La gestion de la pandémie de la Covid-19 comporte beaucoup de défaillances. Et la Coalition pour la santé et l’action sociale (COSCAS) ne ménage pas les autorités en charge de la santé. Dans un communiqué, ces spécialistes en santé publique soulèvent une kyrielle de manquements.
La manière dont la pandémie de la Covid-19 est en train d’être gérée au Sénégal suscite de vives réactions des syndicats de la santé, notamment ceux regroupés autour de la Coalition pour la santé et l’Action sociale (COSCAS). Ces derniers ont dressé un tableau sombre de la situation de la maladie au Sénégal, relevant, au passage, beaucoup de manquements dans la prise en charge des malades, les tests, le traçage des cas de Covid-19, etc. «La gestion de la pandémie de la Covid-19 s’est heurtée à des obstacles liés à la gouvernance», démarrent Pr Abdoul Kane, président du Cosas et ses camarades dans un document parvenu à Walf Quotidien. D’après eux, cette gouvernance aurait pu être améliorée si la vision était partagée par les différents acteurs et si les concertations initiées par le Chef de l’Etat avaient abouti à la mise en place de cadres de réflexion fonctionnels aussi bien au niveau national qu’au niveau local.

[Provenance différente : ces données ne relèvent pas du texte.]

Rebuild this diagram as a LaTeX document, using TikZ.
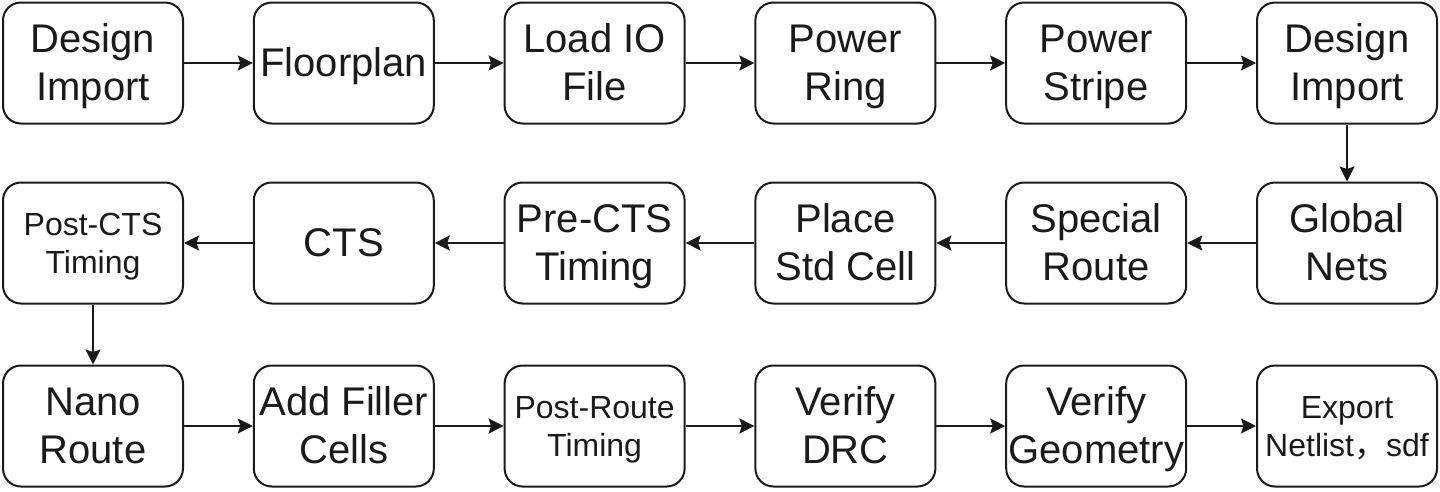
\documentclass[tikz,border=0pt]{standalone}
\usepackage{fontspec}
\setmainfont{Liberation Sans}
\newfontfamily\cjk{Noto Sans CJK SC}
\usetikzlibrary{arrows.meta}
\definecolor{ink}{HTML}{1A1A1A}
% line struts: big text (h-d=26), small text (h-d=22)
\newcommand\bigstrt{\rule[-10pt]{0pt}{46pt}}
\newcommand\smlstrt{\rule[-8pt]{0pt}{38pt}}
\tikzset{
  x=1pt, y=-1pt,
  stepbox/.style={draw=ink, line width=2pt, rounded corners=18pt,
    minimum width=180pt, minimum height=121pt, inner sep=0pt,
    align=center, text=ink, font=\fontsize{40}{48}\selectfont},
  smalltext/.style={font=\fontsize{32}{38}\selectfont},
  flow/.style={draw=ink, line width=2pt, -{Stealth[length=15pt,width=15pt,inset=2.5pt]}}
}
\begin{document}
\begin{tikzpicture}
\useasboundingbox (0,0) rectangle (1440,491);
\def\cx#1{3+90+250.8*#1}
% row 1
\node[stepbox] (a1) at ({\cx{0}},63) {\bigstrt Design\\\bigstrt Import};
\node[stepbox] (a2) at ({\cx{1}},63) {\bigstrt Floorplan};
\node[stepbox] (a3) at ({\cx{2}},63) {\bigstrt Load IO\\\bigstrt File};
\node[stepbox] (a4) at ({\cx{3}},63) {\bigstrt Power\\\bigstrt Ring};
\node[stepbox] (a5) at ({\cx{4}},63) {\bigstrt Power\\\bigstrt Stripe};
\node[stepbox] (a6) at ({\cx{5}},63) {\bigstrt Design\\\bigstrt Import};
% row 2
\node[stepbox] (b6) at ({\cx{5}},243) {\bigstrt Global\\\bigstrt Nets};
\node[stepbox] (b5) at ({\cx{4}},243) {\bigstrt Special\\\bigstrt Route};
\node[stepbox] (b4) at ({\cx{3}},243) {\bigstrt Place\\\bigstrt Std Cell};
\node[stepbox] (b3) at ({\cx{2}},243) {\bigstrt Pre-CTS\\\bigstrt Timing};
\node[stepbox] (b2) at ({\cx{1}},243) {\bigstrt CTS};
\node[stepbox,smalltext] (b1) at ({\cx{0}},243) {\smlstrt Post-CTS\\\smlstrt Timing};
% row 3
\node[stepbox] (c1) at ({\cx{0}},426) {\bigstrt Nano\\\bigstrt Route};
\node[stepbox] (c2) at ({\cx{1}},426) {\bigstrt Add Filler\\\bigstrt Cells};
\node[stepbox,smalltext] (c3) at ({\cx{2}},426) {\smlstrt Post-Route\\\smlstrt Timing};
\node[stepbox] (c4) at ({\cx{3}},426) {\bigstrt Verify\\\bigstrt DRC};
\node[stepbox] (c5) at ({\cx{4}},426) {\bigstrt Verify\\\bigstrt Geometry};
\node[stepbox,smalltext] (c6) at ({\cx{5}},426) {\smlstrt Export\\\smlstrt Netlist{\cjk ，}sdf};
% connectors
\draw[flow] (a1) -- (a2);
\draw[flow] (a2) -- (a3);
\draw[flow] (a3) -- (a4);
\draw[flow] (a4) -- (a5);
\draw[flow] (a5) -- (a6);
\draw[flow] (a6) -- (b6);
\draw[flow] (b6) -- (b5);
\draw[flow] (b5) -- (b4);
\draw[flow] (b4) -- (b3);
\draw[flow] (b3) -- (b2);
\draw[flow] (b2) -- (b1);
\draw[flow] (b1) -- (c1);
\draw[flow] (c1) -- (c2);
\draw[flow] (c2) -- (c3);
\draw[flow] (c3) -- (c4);
\draw[flow] (c4) -- (c5);
\draw[flow] (c5) -- (c6);
\end{tikzpicture}
\end{document}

Pr Abdoul Kane et Cie y ont observé également l’absence d’approche inclusive, avec une centralisation excessive des activités autour du ministère de la Santé, lui-même traversé par des contradictions internes entre le cabinet et les autres composantes. D’après eux, ces tergiversations ont eu pour conséquence la concentration des moyens au sommet, des districts sanitaires démunis, frappés de plein fouet par la baisse de la fréquentation des patients, induisant une baisse drastique de recettes, les rendant incapables d’implémenter des stratégies locales, surtout en milieu communautaire.
Ils se désolent, également, du fait que plusieurs personnes ressources issues des sociétés savantes médicales, des associations de professionnels de santé, publiques ou privées, des universités et des organisations de la société civile n’ont pas été impliquées dans la dynamique de lutte contre la pandémie. Idem, constatent-ils, pour les experts en sciences sociales, les travailleurs sociaux et les diplômés en santé communautaire qui n’ont pas senti, eux-aussi, leur expertise pleinement valorisée. D’ailleurs soulignent-ils, ces spécialistes ont été les premiers à se plaindre de la médicalisation excessive de la lutte contre la pandémie. De leur avis, c’est cette «gestion solitaire» qui explique cette absence de cohérence dans la démarche, ayant conduit, au report de la réouverture des écoles. «Notre organisation s’est prononcée, depuis le début, pour une stratégie intelligente de dépistage actif, en lieu et place du testing exclusivement ou principalement réservé aux patients symptomatiques et aux cas-contacts. Mais aussi à la disponibilité des kits de dépistage occasionnant inévitablement un écart entre les résultats des tests et la prévalence réelle de la Covid-19 dans notre pays. Ces assertions se trouvent maintenant largement confirmées par la démultiplication des décès, surtout ceux survenant à domicile ou au sein de communautés, au moment où le taux de positivité se maintient en plateau autour de 10%. Les tests de dépistage ne reflètent pas la réalité, avec une augmentation du nombre des cas positifs étroitement liée au nombre de tests effectués», fustigent ces professionnels de santé. Qui, au passage, indiquent que la gravité des cas n’est pas appréhendée dans toute sa mesure. Car, de très nombreux décès dans la communauté ne sont pas comptabilisés, comme étant consécutifs à la Covid-19. Pis prescrivent-ils, la place des formes sévères présentant des lésions caractéristiques au scanner, mais dont les tests sont négatifs, n’est pas précisée. Et le taux de létalité est «biaisé par le fait d’hospitaliser des jeunes patients dans de grands hôpitaux».
«La stratégie utilisée par les autorités jusque-là semble avoir atteint ses limites. On assiste à une circulation active du virus dans le pays, contrastant avec la gestion léthargique et routinière des autorités, qui rejettent la responsabilité de la situation actuelle sur les populations, qui seraient réticentes à appliquer les gestes barrières et à se conformer aux directives gouvernementales. Malgré l’introduction de la prise en charge extrahospitalière, la régulation des cas laisse beaucoup à désirer. En effet, le dépistage et l’hospitalisation des patients Covid-19 symptomatiques connaissent beaucoup de retard. Ces lenteurs sont à l’origine de nombreux déplacements de ces malades, ce qui accentue les risques de propagation du virus», déclarent Pr Abdoul Kane et Cie.